Bugbears frightened the fairies, more so than any other creature. Perhaps it was due to the legend of Big Yog and his band of bugbears or something perhaps something else. Nevertheless, the fairies had it in their heads that Zinnia was at the mercy of the bugbears in the Caves of Chaos. Corwin could sense worry in the usually lighthearted creatures. Had they been in good spirits, Corwin’s hat would have been tossed into a treetop and Thane’s beard seeded with cockleburs.
Arden and Company spoke with the fairies for a short while. Aster, their leader, gave Corwin a small glass vial of purple liquid. It was the distillation of dreams, both good and bad, that gave the imbiber visions of the future. The fairies bid the company good travels and promised to reward them for the return of Zinnia.
When the faires flew away, the clouds grew darker again, wildflowers were no more to be seen, and the hill lay orange and red, covered in a blanket of fallen leaves. The most remarkable thing was that the sun was sinking in the west. What had been at most only a few minutes of conversation with the fairies, had actually been hours of time passing.
With night falling soon, Arden and Company made camp and set a watch.
Game Notes – This scene came about with the throw of a couple dice. As the Company left the Keep, I checked for an encounter. Result=1, so yes. I consulted the Pits & Perils rules and rolled a wilderness encounter of fairies!

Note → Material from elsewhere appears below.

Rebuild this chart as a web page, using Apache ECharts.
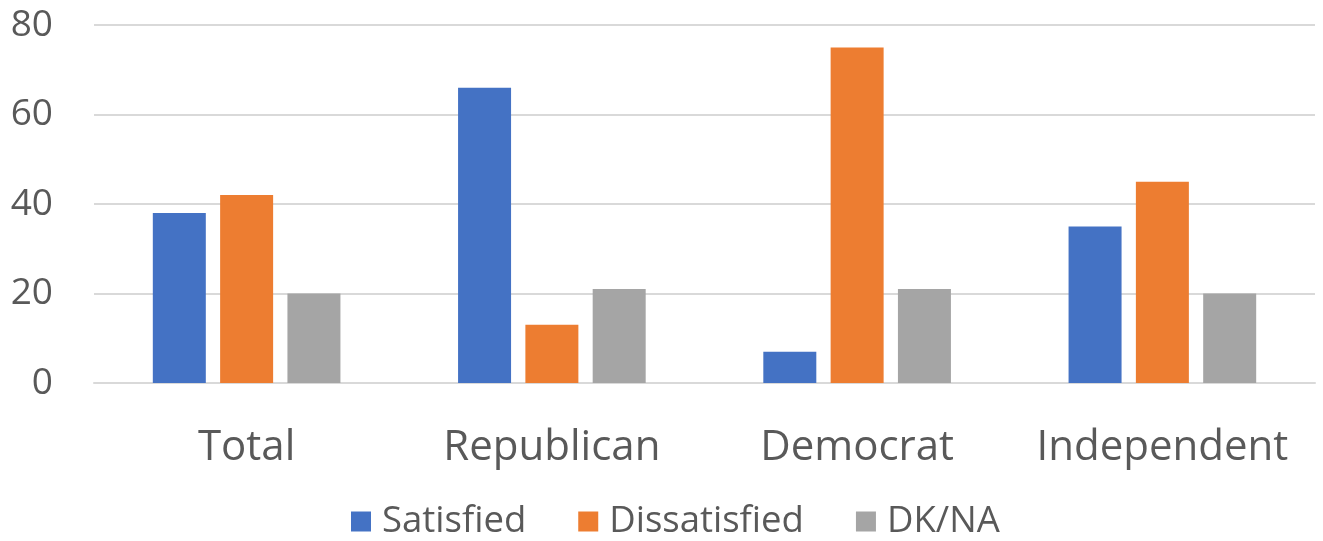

Corwin and the others had encounter fairies in this area about one month ago. They were friend to the Company at the time, so I ran with it. Rolling a Story Cube…result=a lock. I reasoned that one of the fairies was imprisoned. The Caves of Chaos seemed the logical place. I decided the bugbears had one of the fairies held captive. The last thing was to determine some kind of reward or favor for the Company. I rolled on the magic potion table and result=potion of prophecy. It didn’t take a stretch of the imagination to fit this into the story. Just a few dice rolls and plenty of adventure came through!